Detection: alert on controller_runtime_reconcile_total rate > some baseline × 10. Loops compound — what looks like 100 reconciles/s in dev is 100k/s in prod.

13. Pagination¶

List against the API server (live) returns all items by default. For large kinds, paginate:

opts := &client.ListOptions{Limit: 500}
for {
    var list corev1.PodList
    if err := r.APIReader.List(ctx, &list, opts); err != nil {
        return err
    }
    for i := range list.Items {
        // process
    }
    if list.Continue == "" { break }
    opts.Continue = list.Continue
}

The cache lists are never paginated — they're in-memory iterations. The risk is only when you bypass the cache.
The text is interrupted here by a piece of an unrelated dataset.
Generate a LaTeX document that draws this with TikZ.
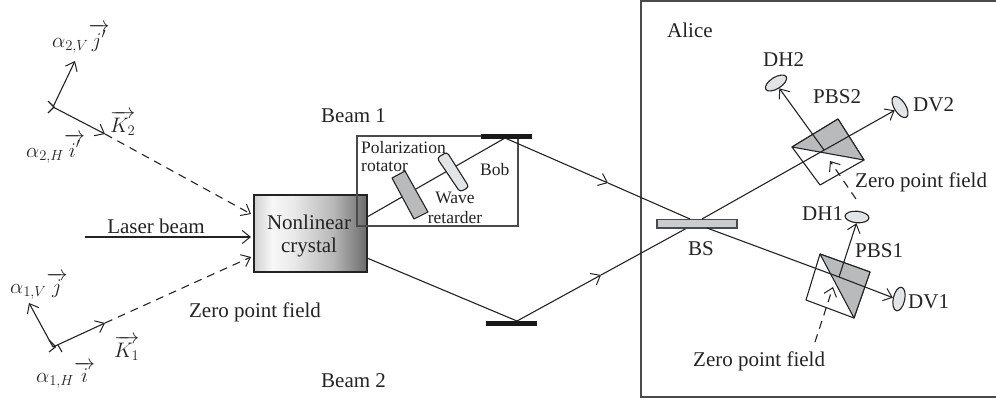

14. Periodic resync — when not to¶

ctrl.Options{
    Cache: cache.Options{SyncPeriod: ptr.To(10 * time.Minute)},
}

Periodic resync re-runs every cached object through every controller's handlers — all of them, all at once. For a cache of 100k objects across 10 controllers, that's a million reconciles every SyncPeriod.
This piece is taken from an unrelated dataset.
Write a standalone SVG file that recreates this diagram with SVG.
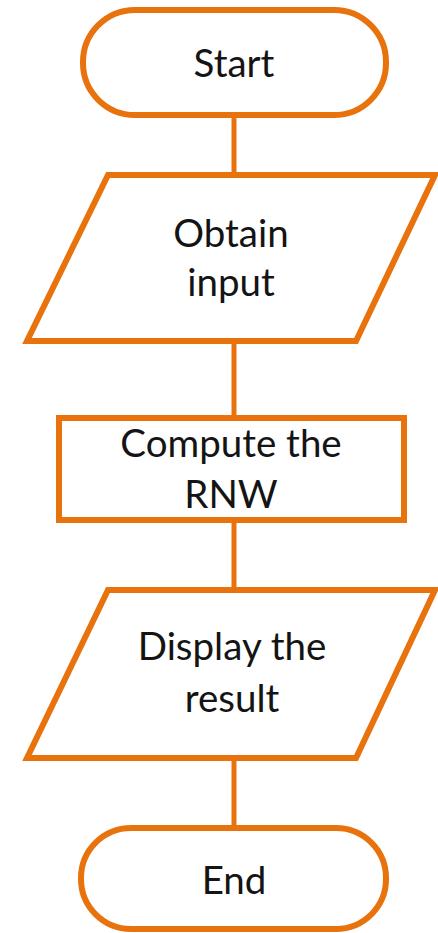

The default is zero (no resync). Don't change it unless you have a specific reason:

Reason	Better alternative
"I want to recover from a missed event"	Watches are reliable; missed events are not the problem you think
"External state can change without an event"	Use `RequeueAfter` to poll just the affected objects
"I want a safety net for bugs"	Fix the bugs

If you must, set it high (1h+) and accept the burst.

15. Profiling¶

mux.HandleFunc("/debug/pprof/", pprof.Index)
mux.HandleFunc("/debug/pprof/profile", pprof.Profile)
mux.HandleFunc("/debug/pprof/heap", pprof.Index)
go http.ListenAndServe("127.0.0.1:6060", mux)
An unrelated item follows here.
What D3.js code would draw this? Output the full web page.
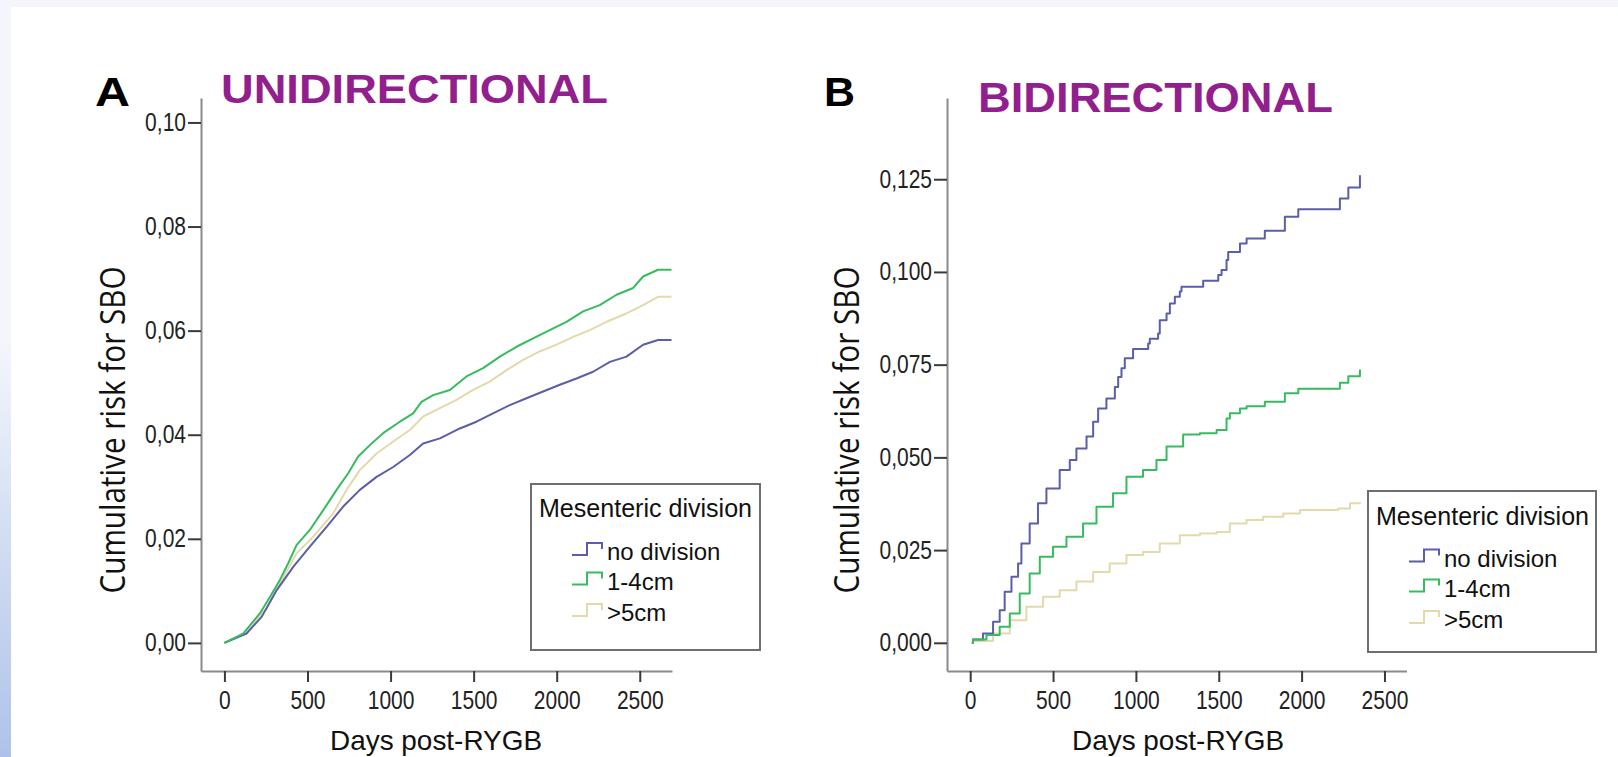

Behind a sidecar or admin auth, not on a public port. Then:

# 30s CPU sample
go tool pprof http://localhost:6060/debug/pprof/profile?seconds=30

# heap snapshot
go tool pprof http://localhost:6060/debug/pprof/heap

The CPU profile usually shows:

encoding/json if your reconcile reads/writes a lot of small fields.
runtime.mapiterinit if you're iterating large maps per reconcile.
reflect.Value.* if you're using unstructured.Unstructured for typed work.

The heap profile usually shows the cache itself — that's expected; scope it via § 2–4 if it's too big.

16. Summary¶

Operator performance is dominated by cache size, event rate, and API server QPS. Scope the cache by namespace and label, use PartialObjectMetadata where you only need labels, index every field you list by, and filter events with predicates before they hit the queue. Patch instead of update, only write when something changed, and prefer server-side apply for desired-state writes that may co-exist with other owners. Tune MaxConcurrentReconciles and the rate limiter against measured latency. The hottest loops in operators come from echoing your own writes — GenerationChangedPredicate plus a status diff guard cover most of those.